While the entry lists for Big Air will be the same as the ones for Slopestyle and the big names-to-watch largely carried over, there are some notable differences. 

First up for the women is the fact that reigning Olympic champion Eileen Gu has not competed in a single Big Air competition since her history making performance at the Beijing 2022 Olympic Winter Games, where she claimed the gold medal by stomping the first-ever 1620 in women’s competition. 

Gu has, however, spent plenty of time hitting big jumps over the past few seasons, and if there’s anybody who can step back in to her first Big Air competition in four years and find her way back to the top of the podium, it is the exceptional 22-year-old. 

While a 1620 is still the upper echelon of rotations in women’s Big Air competition, the game has changed in the last four years, with the likes of Megan Oldham stomping the first triple cork in women’s competition at the X Games in 2023, and with Mathilde Gremaud adding a nosebutter double cork 1260 to her trick arsenal, which she used to win the X Games two weeks ago.

Whether a triple cork will be possible on this Olympic jump for the women remains to be seen, but it’s almost assured that Gremaud will bring the nosebutter 12 to the table. If she does, it could be almost impossible for anyone to challenge her bid for gold. 

Current Big Air World Cup leader Naomi Urness, reigning Big Air World Champion, PyeongChang 2018 Slopestyle gold medallist Sarah Hoefflin, and the USA’s Rell Harwood are a few of the other names who could challenge for the Big Air podium in Livigno.

On the men’s side, when we’re talking about big air, then we’ve got to mention the USA’s Troy Podmilsak, who sits tied atop the World Cup standings with Luca Harrington on 200 points from two victories in two starts. 

Podmilsak became the first skier in history to land a forward 2160 on his way to gold at the Bakuriani 2023 World Championships, a trick he used again on his way to X Games gold the next season. And while a number of other men have bumped their rotations up to 2160 since then, few execute the trick the power and consistency of Podmilsak. 

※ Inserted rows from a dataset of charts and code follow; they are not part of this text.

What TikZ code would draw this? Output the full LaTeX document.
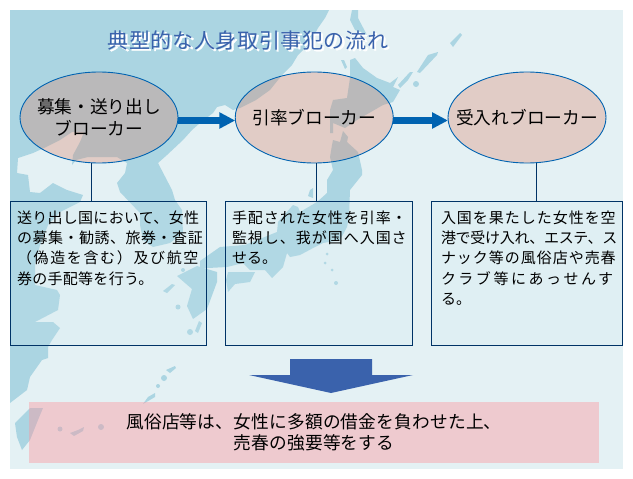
\documentclass[tikz,border=0pt]{standalone}
\usepackage{fontspec}
\setmainfont{Noto Sans CJK JP}
\usepackage{tikz}
\usetikzlibrary{arrows.meta,positioning,shapes.geometric}
\definecolor{sheet}{HTML}{E4F1F4}
\definecolor{landblue}{HTML}{ABD5E2}
\definecolor{rimblue}{HTML}{0063B1}
\definecolor{navy}{HTML}{003366}
\definecolor{deepblue}{HTML}{3A62AC}
\definecolor{brokerfill}{RGB}{219,128,103}
\definecolor{notefill}{RGB}{203,231,239}
\definecolor{pinkfill}{RGB}{252,150,158}
\newcommand{\titleshadow}[1]{\makebox[0pt][l]{\hspace{1.5pt}\raisebox{-1.5pt}{\color{white}\addfontfeature{FakeBold=1.5}#1}}#1}
\newcommand{\spaced}[2]{{\addfontfeature{LetterSpace=#1}#2}}
\newcommand{\lowered}[1]{\raisebox{-2pt}{#1}}
\newcommand{\notetext}[2]{\parbox[c][132pt][t]{#1}{\vspace*{3pt}\fontsize{15}{20.3}\selectfont #2}}
\tikzset{
  land/.style={fill=landblue,draw=none},
  broker/.style={ellipse,draw=rimblue,line width=0.9pt,fill=brokerfill,fill opacity=0.32,text opacity=1,
    minimum width=158pt,minimum height=91pt,inner xsep=-30pt,inner ysep=0pt,outer sep=0pt,align=center,
    font=\fontsize{17.7}{21.5}\selectfont},
  note/.style={rectangle,draw=navy,line width=0.9pt,fill=notefill,fill opacity=0.2,text opacity=1,draw opacity=1,
    minimum height=144pt,inner xsep=6.5pt,inner ysep=6pt,outer sep=0pt,anchor=north west},
  flow/.style={rimblue,line width=6.5pt,-{Triangle[length=16pt,width=15.5pt]}},
  link/.style={navy,line width=0.9pt}
}
\begin{document}
\begin{tikzpicture}[x=1pt,y=-1pt]
  \useasboundingbox (0,0) rectangle (633,479);
  \fill[sheet] (10,10) rectangle (623,469);

  \fill[land] (10,10) -- (329,10) -- (325,18) -- (318,28) -- (310,43) -- (298,55) -- (292,65) -- (282,75)
    -- (270,90) -- (256,100) -- (240,108) -- (233,110) -- (225,105) -- (217,107) -- (213,113) -- (200,123)
    -- (192,130) -- (183,140) -- (167,155) -- (158,163) -- (172,190) -- (175,200) -- (182,210) -- (183,233)
    -- (170,243) -- (153,247) -- (143,240) -- (140,225) -- (140,213) -- (120,192) -- (117,183) -- (125,173)
    -- (127,163) -- (117,157) -- (88,157) -- (76,160) -- (72,165) -- (73,155) -- (80,142) -- (84,132)
    -- (72,132) -- (60,140) -- (44,148) -- (33,153) -- (18,158) -- (17,173) -- (28,175) -- (30,192)
    -- (40,193) -- (53,183) -- (67,190) -- (83,195) -- (80,202) -- (60,212) -- (48,225) -- (40,245)
    -- (35,265) -- (35,285) -- (57,290) -- (60,295) -- (58,310) -- (35,322) -- (53,322) -- (60,328)
    -- (52,340) -- (48,347) -- (48,358) -- (42,360) -- (30,377) -- (27,390) -- (10,403) -- cycle;
  \fill[land] (43,408) -- (30,408) -- (15,423) -- (17,437) -- (22,450) -- (30,440) -- (38,420) -- cycle;
  \fill[land] (352,10) -- (358,10) -- (358,18) -- (368,37) -- (363,33) -- (355,30) -- (350,20) -- cycle;
  \fill[land] (341,60) -- (344,60) -- (347,67) -- (345,69) -- cycle;
  \fill[land] (350,60) -- (355,58) -- (363,68) -- (377,78) -- (390,83) -- (398,77) -- (393,87) -- (400,90)
    -- (393,102) -- (383,105) -- (357,120) -- (345,128) -- (333,123) -- (333,133) -- (330,133) -- (330,110)
    -- (333,100) -- (347,98) -- (350,78) -- cycle;
  \fill[land] (333,140) -- (340,142) -- (343,131) -- (348,137) -- (347,142) -- (358,152) -- (362,170)
    -- (362,175) -- (350,190) -- (349,217) -- (347,227) -- (340,240) -- (323,243) -- (315,247) -- (300,255)
    -- (290,257) -- (287,253) -- (283,267) -- (272,278) -- (265,270) -- (250,270) -- (243,263) -- (227,267)
    -- (208,268) -- (200,268) -- (200,261) -- (220,247) -- (245,245) -- (277,232) -- (278,222) -- (293,205)
    -- (298,207) -- (300,212) -- (317,202) -- (327,193) -- (327,180) -- (333,170) -- (330,157) -- (332,145) -- cycle;
  \fill[land] (228,272) -- (255,272) -- (250,282) -- (235,284) -- (228,292) -- (226,280) -- cycle;
  \fill[land] (217,272) -- (217,282) -- (207,309) -- (193,319) -- (187,306) -- (192,289) -- (177,276)
    -- (197,266) -- cycle;
  \fill[land] (310,190) -- (313,188) -- (313,198) -- (308,196) -- cycle;
  \fill[land] (400,88) -- (398,85) -- (410,72) -- (413,72) -- (408,80) -- cycle;
  \fill[land] (417,72) -- (428,55) -- (438,52) -- (437,55) -- (420,73) -- cycle;
  \fill[land] (450,43) -- (460,33) -- (462,35) -- (453,47) -- cycle;
  \fill[land] (163,291) -- (172,284) -- (175,285) -- (167,293) -- cycle;
  \fill[land] (199,321) -- (202,323) -- (198,333) -- (195,331) -- cycle;
  \fill[land] (148,397) -- (155,393) -- (155,397) -- (143,404) -- cycle;
  \fill[land] (166,370) -- (175,366) -- (176,368) -- (170,373) -- cycle;
  \fill[land] (70,433) -- (78,430) -- (84,427) -- (83,431) -- (74,436) -- cycle;
  \foreach \isle/\rad in {{(416,84)/3},{(190,332)/3},{(178,307)/2.5},{(164,378)/3},{(158,386)/2},{(60,429)/2.5},
      {(101,427)/3},{(183,270)/2},{(327,254)/1.5},{(325,263)/1.5},{(332,270)/1.5},{(336,283)/2}}
    \fill[land] \isle circle[radius=\rad];

  \path
  (99,117.5) node[broker](recruit) {\lowered{募集・送り出し}\\\lowered{ブローカー}}
  (314.25,117.5) node[broker](escort) {\lowered{引率ブローカー}}
  (527,117.5) node[broker](receive) {\lowered{受入れブローカー}}
  (10.5,201.5) node[note](recruitnote) {\notetext{183pt}{\spaced{2}{送り出し国において、女性}\\
      \spaced{3.5}{の募集・勧誘、旅券・査証}\\ \spaced{11}{（偽造を含む）及び航空}\\ \spaced{2}{券の手配等を行う。}}}
  (225.5,201.5) node[note](escortnote) {\notetext{173.5pt}{\spaced{6.5}{手配された女性を引率・}\\
      \spaced{6.5}{監視し、我が国へ入国さ}\\ せる。}}
  (431.5,201.5) node[note,inner xsep=9.5pt](receivenote) {\notetext{172pt}{\spaced{6.5}{入国を果たした女性を空}\\
      \spaced{-2}{港で受け入れ、エステ、ス}\\ \spaced{6.5}{ナック等の風俗店や売春}\\ \spaced{16.7}{クラブ等にあっせんす}\\ る。}}
  (314,432.5) node[rectangle,fill=pinkfill,fill opacity=0.42,text opacity=1,minimum width=570pt,minimum height=61pt,
    inner sep=0pt,align=center,font=\fontsize{17.7}{21}\selectfont](result) {\spaced{1}{風俗店等は、女性に多額の借金を負わせた上、}\\\spaced{1}{売春の強要等をする}}
  (248,41) node[font=\fontsize{21}{25}\selectfont,text=deepblue](heading) {\spaced{3}{\titleshadow{典型的な人身取引事犯の流れ}}}
  ;

  \draw[flow] ([yshift=-3pt]recruit.east) -- ([yshift=-3pt]escort.west);
  \draw[flow] ([yshift=-3pt]escort.east) -- ([yshift=-3pt]receive.west);
  \draw[link] ([xshift=-8pt]recruit.south) -- ([xshift=-8pt]recruit.south |- recruitnote.north);
  \draw[link] ([xshift=2pt]escort.south) -- ([xshift=2pt]escort.south |- escortnote.north);
  \draw[link] ([xshift=9pt]receive.south) -- ([xshift=9pt]receive.south |- receivenote.north);

  \fill[deepblue] (290,359) -- (372,359) -- (372,375) -- (413,375) -- (331,393) -- (249,375) -- (290,375) -- cycle;
\end{tikzpicture}
\end{document}
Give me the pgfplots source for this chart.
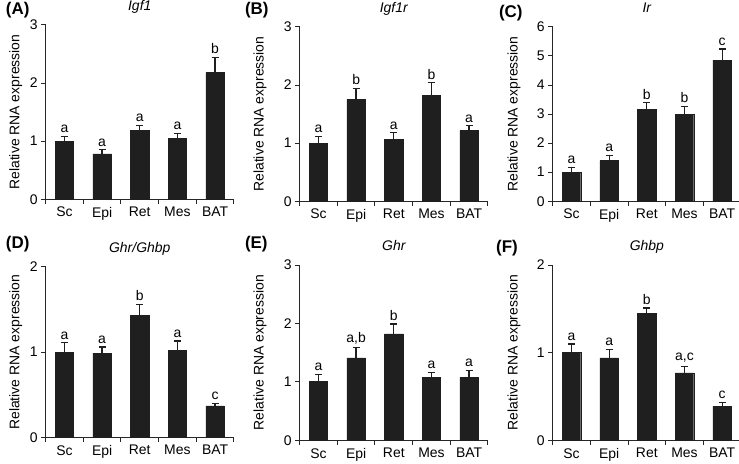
\documentclass[border=0pt]{standalone}
\usepackage{pgfplots}
\pgfplotsset{compat=1.18}
\usepackage{fontspec}
\setmainfont{Liberation Sans}
\begin{document}
\pgfplotsset{
  panel/.style={
    scale only axis, width=189pt, height=175pt,
    anchor=south west,
    xmin=0.5, xmax=5.5, ymin=0,
    axis x line*=bottom, axis y line*=left,
    axis line style={-, line width=1pt, black!85},
    xtick={0.5,1.5,2.5,3.5,4.5,5.5},
    x tick label as interval,
    xticklabels={Sc,Epi,Ret,Mes,BAT},
    tick align=outside, major tick length=4.5pt,
    tick style={line width=1pt, black!85},
    ytick distance=1,
    /pgf/number format/assume math mode=true,
    tick label style={font=\fontsize{14}{16}\selectfont},
    ylabel={Relative RNA expression},
    ylabel style={font=\fontsize{14}{16}\selectfont, anchor=center},
    title style={font=\fontsize{14}{16}\selectfont\itshape, anchor=base, at={(axis description cs:0.5,1)}, yshift=8.5pt},
    every node near coord/.append style={font=\fontsize{14}{16}\selectfont, black},
  },
  bars/.style={ybar, bar width=18.5pt, bar shift=0pt, fill=black!88, draw=black!88,
    error bars/.cd, y dir=plus, y explicit,
    error bar style={line width=1.3pt, black!88},
    error mark options={rotate=90, mark size=3.5pt, line width=1.3pt, black!88}},
  lbl/.style={only marks, mark=none, nodes near coords, point meta=explicit symbolic,
    nodes near coords align={above}},
}
\begin{tikzpicture}
\useasboundingbox (0pt,0pt) rectangle (739pt,465pt);
% (A)
\begin{axis}[panel, at={(43pt,265pt)}, ymax=3, title={Igf1},
  ylabel style={at={(axis description cs:-0.159,0.5)}}]
\addplot[bars] coordinates {(1,1.00) +- (0,0.08) (2,0.78) +- (0,0.07) (3,1.18) +- (0,0.09) (4,1.05) +- (0,0.08) (5,2.18) +- (0,0.26)};
\addplot[lbl] coordinates {(1,1.08)[a] (2,0.85)[a] (3,1.27)[a] (4,1.13)[a] (5,2.44)[b]};
\end{axis}
% (B)
\begin{axis}[panel, at={(298pt,263pt)}, ymax=3, title={Igf1r},
  ylabel style={at={(axis description cs:-0.21,0.5)}}]
\addplot[bars] coordinates {(1,1.00) +- (0,0.12) (2,1.75) +- (0,0.19) (3,1.07) +- (0,0.11) (4,1.82) +- (0,0.22) (5,1.22) +- (0,0.08)};
\addplot[lbl] coordinates {(1,1.12)[a] (2,1.94)[b] (3,1.18)[a] (4,2.04)[b] (5,1.30)[a]};
\end{axis}
% (C)
\begin{axis}[panel, at={(552pt,263pt)}, ymax=6, title={Ir},
  ylabel style={at={(axis description cs:-0.206,0.5)}}]
\addplot[bars] coordinates {(1,0.99) +- (0,0.17) (2,1.40) +- (0,0.18) (3,3.17) +- (0,0.22) (4,3.00) +- (0,0.26) (5,4.86) +- (0,0.38)};
\addplot[lbl] coordinates {(1,1.16)[a] (2,1.58)[a] (3,3.39)[b] (4,3.26)[b] (5,5.24)[c]};
\end{axis}
% (D)
\begin{axis}[panel, at={(43pt,26pt)}, ymax=2, height=171pt, title={Ghr/Ghbp},
  ylabel style={at={(axis description cs:-0.159,0.5)}}]
\addplot[bars] coordinates {(1,1.00) +- (0,0.11) (2,0.99) +- (0,0.07) (3,1.43) +- (0,0.13) (4,1.02) +- (0,0.11) (5,0.37) +- (0,0.03)};
\addplot[lbl] coordinates {(1,1.11)[a] (2,1.06)[a] (3,1.56)[b] (4,1.13)[a] (5,0.40)[c]};
\end{axis}
% (E)
\begin{axis}[panel, at={(298pt,23pt)}, ymax=3, height=176pt, title={Ghr},
  ylabel style={at={(axis description cs:-0.21,0.5)}}]
\addplot[bars] coordinates {(1,1.01) +- (0,0.115) (2,1.41) +- (0,0.18) (3,1.82) +- (0,0.17) (4,1.08) +- (0,0.08) (5,1.08) +- (0,0.12)};
\addplot[lbl] coordinates {(1,1.125)[a] (2,1.59)[{a,b}] (3,1.99)[b] (4,1.16)[a] (5,1.20)[a]};
\end{axis}
% (F)
\begin{axis}[panel, at={(552pt,23pt)}, ymax=2, height=176pt, title={Ghbp},
  ylabel style={at={(axis description cs:-0.206,0.5)}}]
\addplot[bars] coordinates {(1,1.00) +- (0,0.10) (2,0.94) +- (0,0.10) (3,1.45) +- (0,0.06) (4,0.77) +- (0,0.075) (5,0.39) +- (0,0.04)};
\addplot[lbl] coordinates {(1,1.10)[a] (2,1.04)[a] (3,1.51)[b] (4,0.845)[{a,c}] (5,0.43)[c]};
\end{axis}
\node[anchor=north west, font=\fontsize{17}{19}\selectfont\bfseries, inner sep=0pt] at (3pt,463pt) {(A)};
\node[anchor=north west, font=\fontsize{17}{19}\selectfont\bfseries, inner sep=0pt] at (243pt,463pt) {(B)};
\node[anchor=north west, font=\fontsize{17}{19}\selectfont\bfseries, inner sep=0pt] at (498pt,460pt) {(C)};
\node[anchor=north west, font=\fontsize{17}{19}\selectfont\bfseries, inner sep=0pt] at (3pt,228pt) {(D)};
\node[anchor=north west, font=\fontsize{17}{19}\selectfont\bfseries, inner sep=0pt] at (243pt,228pt) {(E)};
\node[anchor=north west, font=\fontsize{17}{19}\selectfont\bfseries, inner sep=0pt] at (495pt,224pt) {(F)};
\end{tikzpicture}
\end{document}
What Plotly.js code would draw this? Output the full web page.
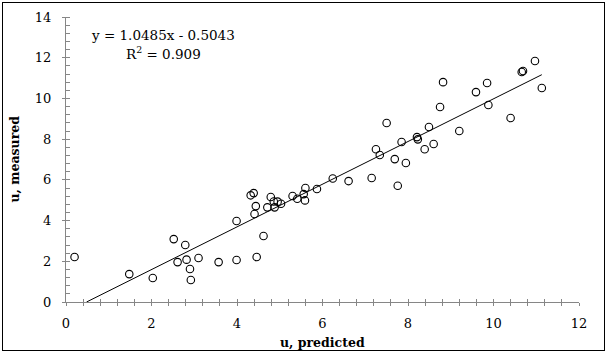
<!DOCTYPE html>
<html>
<head>
<meta charset="utf-8">
<script src="https://cdn.plot.ly/plotly-3.0.1.min.js"></script>
<style>
  html, body { margin: 0; padding: 0; background: #fff; }
  #wrap { position: relative; width: 607px; height: 355px; }
  #chart { position: absolute; left: 0; top: 0; width: 607px; height: 355px; }
  #frame { position: absolute; left: 2px; top: 2px; width: 603px; height: 349px;
           border: 1px solid #000; box-sizing: border-box; pointer-events: none; }
</style>
</head>
<body>
<div id="wrap"><div id="chart"></div><div id="frame"></div></div>
<script>
// predicted u (x) and measured u (y)
const uPredicted = [0.20, 1.48, 2.03, 2.52, 2.79, 2.61, 2.82, 3.10, 2.90, 2.92,
  3.57, 3.99, 4.46, 4.62, 3.99, 4.41, 4.44, 4.32, 4.39, 4.71,
  4.79, 4.86, 4.88, 4.95, 5.03, 5.30, 5.41, 5.56, 5.60, 5.59,
  5.87, 6.24, 6.61, 7.15, 7.76, 7.25, 7.34, 7.50, 7.69, 7.85,
  7.95, 8.21, 8.23, 8.39, 8.49, 8.60, 8.75, 8.82, 9.20, 9.59,
  9.85, 9.88, 10.40, 10.66, 10.69, 10.97, 11.13];
const uMeasured = [2.21, 1.37, 1.18, 3.09, 2.80, 1.96, 2.08, 2.16, 1.62, 1.08,
  1.96, 2.06, 2.21, 3.24, 3.98, 4.32, 4.71, 5.24, 5.35, 4.65,
  5.16, 4.94, 4.65, 4.93, 4.83, 5.21, 5.07, 5.30, 5.60, 4.99,
  5.55, 6.07, 5.94, 6.09, 5.71, 7.50, 7.22, 8.79, 7.02, 7.86,
  6.83, 8.10, 7.99, 7.50, 8.60, 7.76, 9.58, 10.80, 8.40, 10.31,
  10.76, 9.68, 9.04, 11.30, 11.35, 11.84, 10.51];
const slope = 1.0485;
const intercept = -0.5043;
const equationText = "y = 1.0485x - 0.5043";
const r2Text = "R<sup>2</sup> = 0.909";
const xTitle = "u, predicted";
const yTitle = "u, measured";

const xStart = -intercept / slope;
const xEnd = Math.max(...uPredicted);
const trendX = [xStart, xEnd];
const trendY = trendX.map(v => slope * v + intercept);

const axisGray = '#868686';
const font = { family: 'DejaVu Serif', size: 13, color: '#000' };

const traces = [
  { x: trendX, y: trendY, type: 'scatter', mode: 'lines',
    line: { color: '#000', width: 1 }, hoverinfo: 'skip', showlegend: false },
  { x: uPredicted, y: uMeasured, type: 'scatter', mode: 'markers',
    marker: { symbol: 'circle-open', size: 7.5, color: '#000', line: { width: 1.1, color: '#000' } },
    showlegend: false },
  { x: [0], y: [0], xaxis: 'x2', yaxis: 'y2', type: 'scatter', mode: 'markers',
    marker: { opacity: 0 }, hoverinfo: 'skip', showlegend: false }
];

const layout = {
  width: 607, height: 355,
  margin: { l: 66, r: 28, t: 17, b: 53 },
  paper_bgcolor: '#fff', plot_bgcolor: '#fff',
  font: font,
  showlegend: false,
  xaxis: {
    range: [0, 12], dtick: 2, tick0: 0, showgrid: false, zeroline: false,
    showline: true, linecolor: axisGray, linewidth: 1,
    ticks: 'outside', ticklen: 3, tickcolor: axisGray, tickwidth: 1,
    minor: { dtick: 0.4, ticks: 'outside', ticklen: 3, tickcolor: axisGray, tickwidth: 1, showgrid: false },
    tickfont: font, ticklabelstandoff: 6
  },
  xaxis2: {
    overlaying: 'x', anchor: 'y', range: [0, 12], dtick: 0.4, tick0: 0,
    showgrid: false, zeroline: false, showline: false, showticklabels: false,
    ticks: 'inside', ticklen: 3, tickcolor: axisGray, tickwidth: 1
  },
  yaxis: {
    range: [0, 14], dtick: 2, tick0: 0, showgrid: false, zeroline: false,
    showline: true, linecolor: axisGray, linewidth: 1,
    ticks: 'outside', ticklen: 3, tickcolor: axisGray, tickwidth: 1,
    minor: { dtick: 0.4, ticks: 'inside', ticklen: 4, tickcolor: axisGray, tickwidth: 1, showgrid: false },
    tickfont: font, ticklabelstandoff: 8
  },
  yaxis2: {
    overlaying: 'y', anchor: 'x', side: 'left', range: [0, 14], dtick: 2, tick0: 0,
    showgrid: false, zeroline: false, showline: false, showticklabels: false,
    ticks: 'inside', ticklen: 4, tickcolor: axisGray, tickwidth: 1
  },
  annotations: [
    { text: equationText, xref: 'x', yref: 'y', x: 2.27, y: 13.1,
      showarrow: false, xanchor: 'center', yanchor: 'middle',
      font: { family: 'DejaVu Serif', size: 13.5, color: '#000' } },
    { text: r2Text, xref: 'x', yref: 'y', x: 2.29, y: 12.25,
      showarrow: false, xanchor: 'center', yanchor: 'middle',
      font: { family: 'DejaVu Serif', size: 13.5, color: '#000' } },
    { text: '<b>' + xTitle + '</b>', xref: 'paper', yref: 'paper', x: 0.5, y: 0,
      xanchor: 'center', yanchor: 'middle', yshift: -40, showarrow: false,
      font: { family: 'DejaVu Serif', size: 12.5, color: '#000' } },
    { text: '<b>' + yTitle + '</b>', xref: 'paper', yref: 'paper', x: 0, y: 0.5,
      xanchor: 'center', yanchor: 'middle', xshift: -52, textangle: -90, showarrow: false,
      font: { family: 'DejaVu Serif', size: 12.5, color: '#000' } }
  ]
};

Plotly.newPlot('chart', traces, layout, { staticPlot: true, displayModeBar: false });
</script>
</body>
</html>
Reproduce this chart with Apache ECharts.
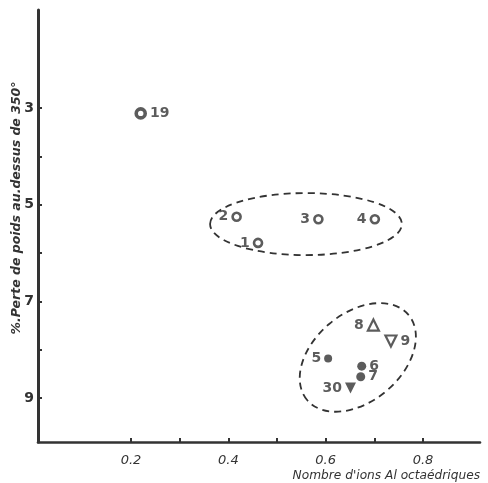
<!DOCTYPE html>
<html>
<head>
<meta charset="utf-8">
<script src="https://cdn.jsdelivr.net/npm/echarts@6/dist/echarts.min.js"></script>
<style>
html,body{margin:0;padding:0;background:#fff;}
#chart{width:488px;height:483px;}
</style>
</head>
<body>
<div id="chart"></div>
<script>
// ---- data ----
const pointIds = ['19', '1', '2', '3', '4', '5', '6', '7', '8', '9', '30'];
const xValues  = [0.220, 0.461, 0.417, 0.585, 0.701, 0.605, 0.674, 0.672, 0.698, 0.734, 0.651];
const yValues  = [3.11, 5.79, 5.25, 5.30, 5.30, 8.18, 8.34, 8.56, 7.49, 7.82, 8.79];
const xTickLabels = [0.2, 0.4, 0.6, 0.8];
const xTickMarks = [0.2, 0.3, 0.4, 0.5, 0.6, 0.7, 0.8];
const yTickLabels = [3, 5, 7, 9];
const yTickMarks = [3, 4, 5, 6, 7, 8, 9];
// group outlines: centre (x, y), semi-axes (in x units), tilt in degrees
const groupCenterX = [0.5595, 0.666];
const groupCenterY = [5.40, 8.16];
const groupSemiA = [0.197, 0.136];
const groupSemiB = [0.0637, 0.0905];
const groupTilt = [0, 40];

// ---- styles (kept separate from data) ----
const ink = '#333';
const markerStyle = {
  '19': {symbol: 'circle', size: 9, fill: '#fff', border: 3.6, pos: 'right'},
  '1':  {symbol: 'circle', size: 8, fill: '#fff', border: 2.6, pos: 'left'},
  '2':  {symbol: 'circle', size: 8, fill: '#fff', border: 2.6, pos: 'left'},
  '3':  {symbol: 'circle', size: 8, fill: '#fff', border: 2.6, pos: 'left'},
  '4':  {symbol: 'circle', size: 8, fill: '#fff', border: 2.6, pos: 'left'},
  '5':  {symbol: 'circle', size: 8, fill: ink, border: 0, pos: 'left'},
  '6':  {symbol: 'circle', size: 9, fill: ink, border: 0, pos: 'right'},
  '7':  {symbol: 'circle', size: 9, fill: ink, border: 0, pos: 'right'},
  '8':  {symbol: 'triangle', size: 11, fill: '#fff', border: 2.2, pos: 'left', rot: 0},
  '9':  {symbol: 'triangle', size: 11, fill: '#fff', border: 2.2, pos: 'right', rot: 180},
  '30': {symbol: 'triangle', size: 11, fill: ink, border: 0, pos: 'left', rot: 180}
};

const scatterData = pointIds.map(function (id, i) {
  const s = markerStyle[id];
  return {
    value: [xValues[i], yValues[i]],
    name: id,
    symbol: s.symbol,
    symbolSize: s.size,
    symbolRotate: s.rot || 0,
    itemStyle: {color: s.fill, borderColor: ink, borderWidth: s.border},
    label: {position: s.pos}
  };
});

const ellipseData = groupCenterX.map(function (cx, i) {
  return [cx, groupCenterY[i], groupSemiA[i], groupSemiB[i], groupTilt[i]];
});

const chart = echarts.init(document.getElementById('chart'), null, {renderer: 'canvas'});
chart.setOption({
  animation: false,
  backgroundColor: '#fff',
  grid: {left: 38, right: 8, top: 10, bottom: 41, containLabel: false},
  xAxis: {
    type: 'value',
    min: 0.009, max: 0.917,
    splitLine: {show: false},
    axisLine: {show: true, onZero: false, lineStyle: {color: ink, width: 2.6}},
    axisTick: {show: true, inside: true, length: 4, lineStyle: {color: ink, width: 2}, customValues: xTickMarks},
    axisLabel: {
      customValues: xTickLabels, margin: 12,
      fontFamily: 'DejaVu Sans', fontStyle: 'italic', fontSize: 13, color: ink,
      formatter: function (v) { return v.toFixed(1); }
    },
    name: "Nombre d'ions Al octaédriques",
    nameLocation: 'end', nameGap: 0,
    nameTextStyle: {
      fontFamily: 'DejaVu Sans', fontStyle: 'italic', fontSize: 12.2, color: ink,
      align: 'right', verticalAlign: 'top', padding: [28, 0, 0, 0]
    }
  },
  yAxis: {
    type: 'value', inverse: true,
    min: 0.97, max: 9.91,
    splitLine: {show: false},
    axisLine: {show: true, onZero: false, lineStyle: {color: ink, width: 3}},
    axisTick: {show: true, inside: true, length: 4, lineStyle: {color: ink, width: 2}, customValues: yTickMarks},
    axisLabel: {
      customValues: yTickLabels, margin: 4,
      fontFamily: 'DejaVu Sans', fontWeight: 'bold', fontSize: 14, color: ink
    }
  },
  graphic: [{
    type: 'text',
    x: 17, y: 208,
    rotation: Math.PI / 2,
    style: {
      text: '%.Perte de poids au.dessus de 350°',
      font: 'italic bold 12.5px "DejaVu Sans"',
      fill: ink,
      align: 'center', verticalAlign: 'middle'
    }
  }],
  series: [{
    type: 'custom',
    z: 1,
    silent: true,
    encode: {x: 0, y: 1},
    data: ellipseData,
    renderItem: function (params, api) {
      const c = api.coord([api.value(0), api.value(1)]);
      const a = api.size([api.value(2), 0])[0];
      const b = api.size([api.value(3), 0])[0];
      return {
        type: 'ellipse',
        x: c[0], y: c[1],
        rotation: api.value(4) * Math.PI / 180,
        shape: {cx: 0, cy: 0, rx: a, ry: b},
        style: {fill: 'none', stroke: ink, lineWidth: 1.8, lineDash: [7, 5]}
      };
    }
  }, {
    type: 'scatter',
    z: 3,
    data: scatterData,
    label: {
      show: true,
      formatter: '{b}',
      distance: 3,
      fontFamily: 'DejaVu Sans', fontWeight: 'bold', fontSize: 14, color: ink
    }
  }]
});
</script>
</body>
</html>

And then there’s Flora’s brother Miro Tabanelli, who claimed X Games gold in 2025 by becoming the first skier in competition history to stomp a 2340. While Tabanelli has struggled somewhat this season, with his best result coming in the form of a sixth place at the Steamboat (USA) Big Air World Cup, his focus has been on these Olympics in his home resort since the Games were first awarded to Milano Cortina seven years ago. The pressure on the 21-year-old will be immense, but he has proven he has the chops to rise to the occasion.